Learning to love science fiction with Octavia E. Butler

0

Almost two decades ago, my sister gifted me Octavia E. Butler’s Kindred for Christmas and I admit I was skeptical. My preference for nonfiction and magical realism in a family of avid sci-fi and fantasy readers means that I often can’t finish recommended books from relatives. I enjoy the genre in movies and television, but often become disinterested reading it on the page.

But I promised to give Kindred a chance, and I’m glad I did. 

It follows a young black woman in an interracial marriage through time travel back to the Antebellum South, where she’s tasked again and again with saving the life of the plantation owner, also her ancestor, who eventually takes one of his slaves as his mistress. Challenging her readers to reckon with America’s history, Kindred introduced slavery into science fiction, as she draws on elements of African and African American mysticism and mythology in all her work.  

It took me years to pick up another one of Butler’s books, still skeptical of the genre, but intrigued by the concept behind Parable of the Sower, the first of two books in the Earthseed series. In some ways a precursor to recent bestsellers like Hunger Games and Divergent, Butler’s Parable follows a young girl in the post-apocalyptic, climate-destroyed world of the 2020s as she leaves the tribalism and safety of her neighborhood to head north, attracting others — the outcast, the vulnerable, the lonely — on the journey. Possessed with hyperempathy — or the ability to physically, viscerally, feel others’ pain and sensations — she becomes the de facto leader of the group as she develops a wholly new belief system (Earthseed) to prepare the group for life on another planet. 

Although she personally disliked being called a prophet, Butler’s work is prescient, warning us about human impacts on the changing climate and the leaders we’ve chosen, while urging mutual and communal reliance despite complex differences. Her characters are deeply human — fallible, resilient, nuanced. Her stories expansive and evocative. In 1995, she became the first science-fiction writer to receive a MacArthur Fellowship, or “Genius Grant,” setting the stage for the many who have followed. Throughout her career, Butler won multiple Hugo and Nebula awards, recognizing her contribution to the science-fiction genre. 

Just this summer I found another trilogy of hers, Lilith’s Brood, at a small gift and coffee shop in Salida on the shelf next to this year’s required reading like Me and White Supremacy and How to be an Anti-Racist.

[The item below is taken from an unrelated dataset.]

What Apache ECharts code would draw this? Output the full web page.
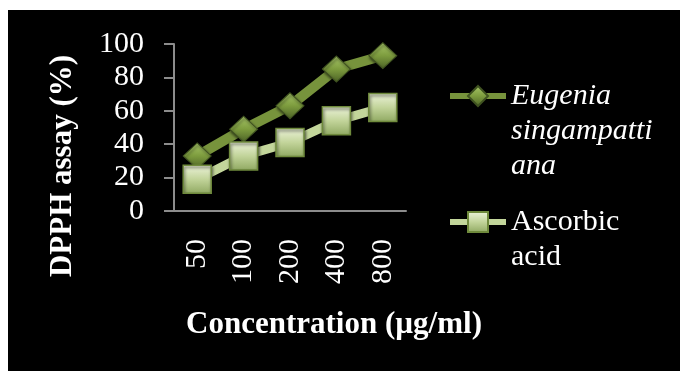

As the state begins to shut down again this fall, I’ve been lost in the world of the Oankali: unearthly beings, extraterrestrials, who rescued Lilith, along with hundreds of other humans, from Earth 250 years ago following nuclear destruction. Now on the Oankali’s living ship, the humans, led by Lilith, are being prepared to repopulate the Earth by mixing genetically with the empathetic and healing beings whether they want to or not. A treatise on human transformation, it’s mesmerizing, haunting, visionary. 

Thanks to Butler, I guess I’m a sci-fi reader after all.